Northwestern's gleaming outpatient clinic shows Bronzeville is ripe for investment
It’s been open for four months now, but Northwestern Medicine’s new outpatient center in Bronzeville still makes me smile whenever I cruise past it.
The five-story, 120,000-square-foot facility at 4822 S. Cottage Grove Ave. opened in September. Sleek and modern, the outpatient center is a much-needed addition to the Greater Bronzeville area, which includes many communities on the lower end of Chicago’s life expectancy scale.
Life expectancy in Grand Boulevard, where the center is located, and the surrounding Douglas, Oakland and Washington Park communities are all below 75 years, according to 2023 figures from the Chicago Health Atlas. That puts them in the bottom third among all city community areas.
The outpatient center offers immediate and primary care along with a range of specialties, including oncology care and infusion services, pediatrics, women’s health, dermatology and mental health services.
“Increasing access to world-class health care in Bronzeville will make a generational impact on the health and wellness of this community,” said Dr. Kimbra Bell, the center’s medical director, in a statement when the facility opened. “We are committed to help build stronger, healthier communities. For over 20 years, we have collaborated with local organizations in Bronzeville and surrounding neighborhoods that share our vision to make the center a reality.”
But the outpatient center’s impact might stretch beyond providing a state-of-the-art medical facility in an area where they’re in short supply.
At a cost of more than $100 million, the outpatient center appears to be the most significant new development in Greater Bronzeville in the last 20 years.
I reviewed city data on new construction permits dating back to 2006 and no other project in Bronzeville topped the outpatient center’s overall cost. And there were just a handful of others on the South Side with higher price tags, most of which were projects connected to the University of Chicago, UChicago Medicine or the Obama Presidential Center.
I still have vivid memories of driving past the outpatient center during its construction and noticing the construction crane spanning across Cottage Grove Avenue.
“Is it OK for me to drive under this thing?” I can remember thinking at the time.

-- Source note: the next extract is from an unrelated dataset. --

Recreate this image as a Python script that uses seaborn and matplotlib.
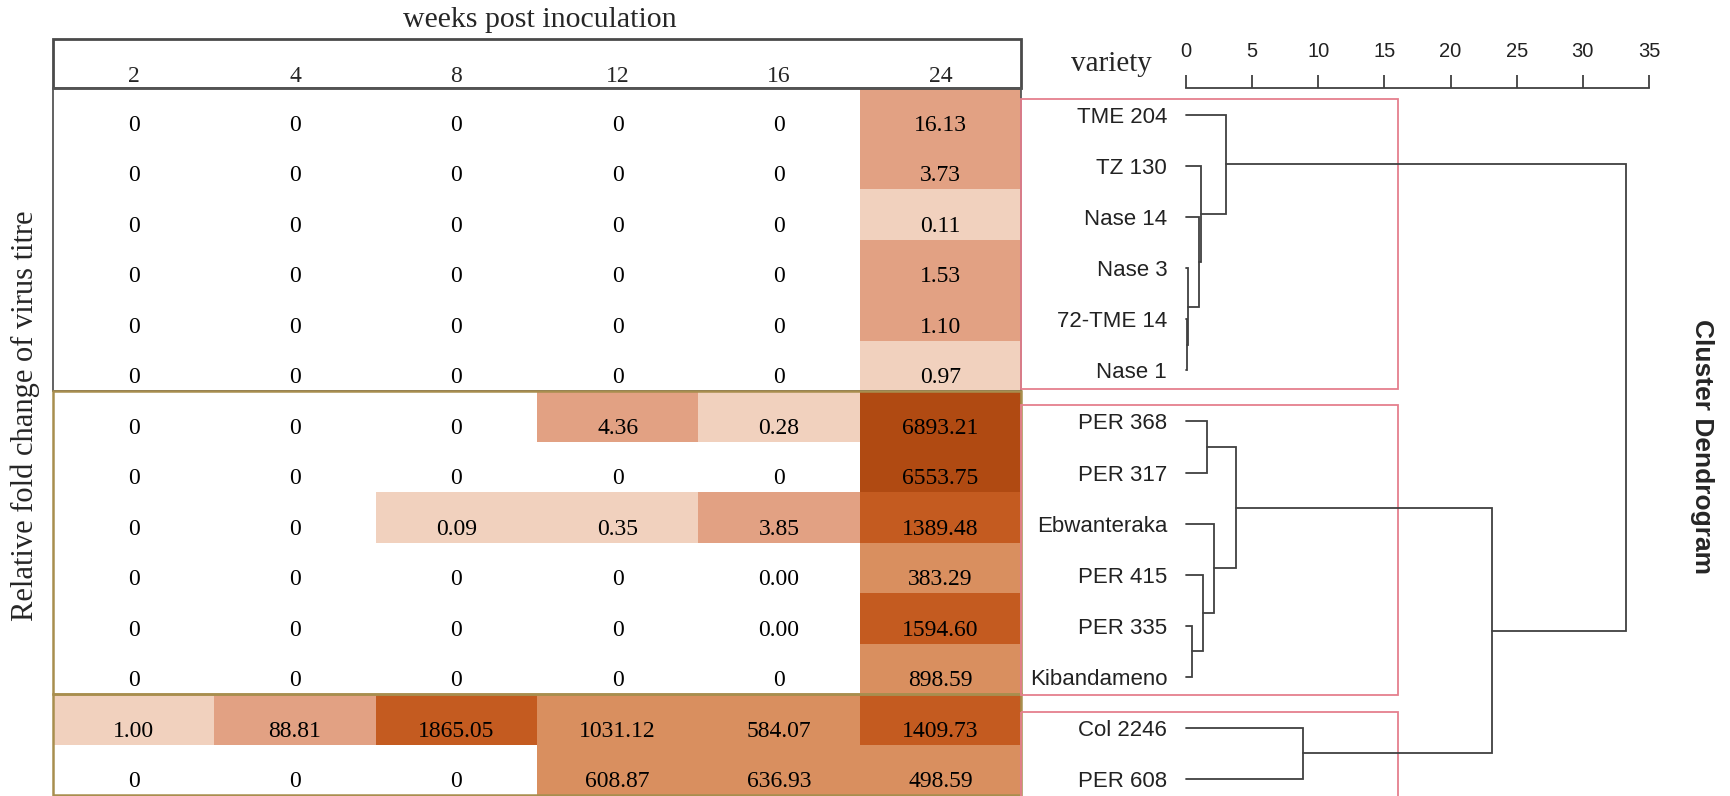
import numpy as np
import pandas as pd
import matplotlib
matplotlib.use("Agg")
import matplotlib.pyplot as plt
from matplotlib.colors import ListedColormap
from matplotlib.patches import Rectangle
import seaborn as sns

# ---------------- data ----------------
varieties = ["TME 204", "TZ 130", "Nase 14", "Nase 3", "72-TME 14", "Nase 1",
             "PER 368", "PER 317", "Ebwanteraka", "PER 415", "PER 335", "Kibandameno",
             "Col 2246", "PER 608"]
weeks = ["2", "4", "8", "12", "16", "24"]

wk2 = ["0", "0", "0", "0", "0", "0", "0", "0", "0", "0", "0", "0", "1.00", "0"]
wk4 = ["0", "0", "0", "0", "0", "0", "0", "0", "0", "0", "0", "0", "88.81", "0"]
wk8 = ["0", "0", "0", "0", "0", "0", "0", "0", "0.09", "0", "0", "0", "1865.05", "0"]
wk12 = ["0", "0", "0", "0", "0", "0", "4.36", "0", "0.35", "0", "0", "0", "1031.12", "608.87"]
wk16 = ["0", "0", "0", "0", "0", "0", "0.28", "0", "3.85", "0.00", "0.00", "0", "584.07", "636.93"]
wk24 = ["16.13", "3.73", "0.11", "1.53", "1.10", "0.97", "6893.21", "6553.75", "1389.48",
        "383.29", "1594.60", "898.59", "1409.73", "498.59"]

# colour classes: 0 | (0,1] | (1,100] | (100,1200] | (1200,5000] | >5000
class_edges = [0, 1.0, 100, 1200, 5000]
cell_colors = ["#FFFFFF", "#F1D1BE", "#E2A183", "#D98F5F", "#C45B20", "#B04A12"]

group_sizes = [6, 6, 2]

# dendrogram merges (rescaled distance)
link_a = ["Nase 1", "Nase 3", "Nase 14", "TZ 130", "TME 204",
          "PER 335", "PER 415", "Ebwanteraka", "PER 368", "m8",
          "Col 2246", "m9", "m4"]
link_b = ["72-TME 14", "m0", "m1", "m2", "m3",
          "Kibandameno", "m5", "m6", "PER 317", "m7",
          "PER 608", "m10", "m11"]
link_h = [0.05, 0.15, 1.0, 1.15, 3.0,
          0.48, 1.27, 2.13, 1.61, 3.77,
          8.82, 23.1, 33.25]
dist_ticks = [0, 5, 10, 15, 20, 25, 30, 35]
box_reach = 16.0

# ---------------- style ----------------
sns.set_style("white")
SERIF = ["Liberation Serif", "DejaVu Serif"]
SANS = ["Liberation Sans", "DejaVu Sans"]
plt.rcParams["font.family"] = SANS

W, H = 1730, 796
fig = plt.figure(figsize=(W / 100, H / 100), dpi=100)

# ---------------- heatmap table ----------------
table = pd.DataFrame({w: c for w, c in zip(weeks, [wk2, wk4, wk8, wk12, wk16, wk24])},
                     index=varieties)
values = table.astype(float)
levels = pd.DataFrame(np.digitize(values.values, class_edges, right=True),
                      index=varieties, columns=weeks)

ax_h = fig.add_axes([53 / W, 1 - 795 / H, 968 / W, 707 / H])
sns.heatmap(levels, cmap=ListedColormap(cell_colors), vmin=-0.5, vmax=len(cell_colors) - 0.5,
            cbar=False, ax=ax_h, xticklabels=weeks, yticklabels=False, linewidths=0)

for i, var in enumerate(varieties):
    for j, w in enumerate(weeks):
        ax_h.text(j + 0.5, i + 0.74, table.loc[var, w], ha="center", va="center",
                  fontsize=17, family=SERIF, color="black")

ax_h.xaxis.tick_top()
ax_h.tick_params(axis="x", length=0, pad=1, labelsize=17)
for t in ax_h.get_xticklabels():
    t.set_family(SERIF)
ax_h.set_xlabel("")
ax_h.set_ylabel("")
for s in ax_h.spines.values():
    s.set_visible(False)

n_cols = len(weeks)
header_h = (88 - 38.6) / 50.5
ax_h.add_patch(Rectangle((0, -header_h), n_cols, header_h, fill=False,
                         edgecolor="#4a4a4a", lw=2.0, clip_on=False, zorder=5))
start = 0
for gi, g in enumerate(group_sizes):
    col = "#555555" if gi == 0 else "#A88E4E"
    ax_h.add_patch(Rectangle((0, start), n_cols, g, fill=False, edgecolor=col,
                             lw=1.3 if gi == 0 else 1.8, clip_on=False, zorder=5 + gi))
    start += g

fig.text(540 / W, 1 - 20 / H, "weeks post inoculation", ha="center", va="center",
         fontsize=21.5, family=SERIF)
fig.text(25 / W, 1 - 416 / H, "Relative fold change of virus titre", ha="center",
         va="center", rotation=90, fontsize=22, family=SERIF)

# ---------------- dendrogram ----------------
px_per_unit = (1649 - 1186) / 35
leaf_px = (779 - 115) / (len(varieties) - 1)
ax_d = fig.add_axes([1186 / W, 0, (W - 1186) / W, (H - 88) / H])
ax_d.set_xlim(0, (W - 1186) / px_per_unit)
ax_d.set_ylim(len(varieties) - 1 + (H - 779) / leaf_px, -(115 - 88) / leaf_px)

line_col = "#404040"
pos = {name: (0.0, float(i)) for i, name in enumerate(varieties)}
for k, (a, b, h) in enumerate(zip(link_a, link_b, link_h)):
    xa, ya = pos[a]
    xb, yb = pos[b]
    ax_d.plot([xa, h, h, xb], [ya, ya, yb, yb], color=line_col, lw=1.3,
              solid_joinstyle="miter", clip_on=False)
    pos[f"m{k}"] = (h, (ya + yb) / 2)

ax_d.set_yticks(range(len(varieties)))
ax_d.set_yticklabels(varieties)
ax_d.tick_params(axis="y", length=0, pad=13.5, labelsize=16, labelcolor="#222222")
ax_d.xaxis.tick_top()
ax_d.set_xticks(dist_ticks)
ax_d.tick_params(axis="x", direction="out", length=9.5, width=1.3, color=line_col,
                 pad=10, labelsize=14.5, labelcolor="#222222")
for side in ["left", "right", "bottom"]:
    ax_d.spines[side].set_visible(False)
ax_d.spines["top"].set_bounds(0, 35)
ax_d.spines["top"].set_color(line_col)
ax_d.spines["top"].set_linewidth(1.3)

box_left = -(1186 - 1021) / px_per_unit
start = 0
for g in group_sizes:
    y0 = start - 0.32
    y1 = start + g - 1 + 0.36
    ax_d.add_patch(Rectangle((box_left, y0), box_reach - box_left, y1 - y0, fill=False,
                             edgecolor="#E57F8D", lw=1.3, clip_on=False, zorder=0))
    start += g

fig.text(1152 / W, 1 - 64 / H, "variety", ha="right", va="center", fontsize=21,
         family=SERIF)
fig.text(1702 / W, 1 - 446 / H, "Cluster Dendrogram", ha="center", va="center",
         rotation=270, fontsize=19, fontweight="bold", family=SANS)

fig.savefig("out.png", dpi=100)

A rare sight on South Side: construction cranes
For sure, I’d seen construction cranes before — but never in Bronzeville or many other South Side neighborhoods, for that matter. It was an unfamiliar sight.
What I have been far more accustomed to witnessing is the loss of community anchors in Chicago’s Black neighborhoods — both public and private institutions.
Ironically, the outpatient center sits just a few hundred feet south of the shuttered Walmart Neighborhood Market at 4720 S. Cottage Grove Ave., which closed in 2023. It was one of four stores the retail giant closed that year, including neighborhood market stores in Lake View and Little Village and a supercenter in Chatham.
As someone who frequented the neighborhood market on Cottage Grove and the supercenter in Chatham, those closures stung. They were also painful reminders of how fleeting economic interest in Black Chicago can be.
Walmart, Target, Walgreens, Whole Foods and others have opened locations on Chicago’s South and West sides with bold promises and great fanfare, only to back away years later, leaving empty storefronts and vacant lots in their wake. Many of those locations remain vacant, possibly serving as cautionary tales discouraging other institutions from investing in underserved communities.
But underserved doesn’t always mean underresourced.
Black people’s money spends just as well as anyone else’s, and there’s plenty of it in Bronzeville.
“The Low End,” as it was once called, has been on the come-up as of late. Bronzeville is doing much better economically these days than in decades past.
In all of Black Chicago, Bronzeville might offer the widest range of incomes, with residents spanning both the highs and the lows of the economic spectrum. But the median household income in most Bronzeville census tracts is comparable to the city’s median household income. Bottom line: there’s a market in Bronzeville for economic development.
Northwestern Medicine’s outpatient center is sure to improve health care access for many in Bronzeville. But I’m hopeful it will also stimulate economic development that is just as desperately needed as the medical services the center will provide.
As the saying goes, game recognizes game. If Northwestern Medicine feels confident enough to invest more than $100 million in Bronzeville, perhaps other institutions will take notice and follow suit.
Alden Loury is data projects editor for WBEZ and writes a column for the Sun-Times.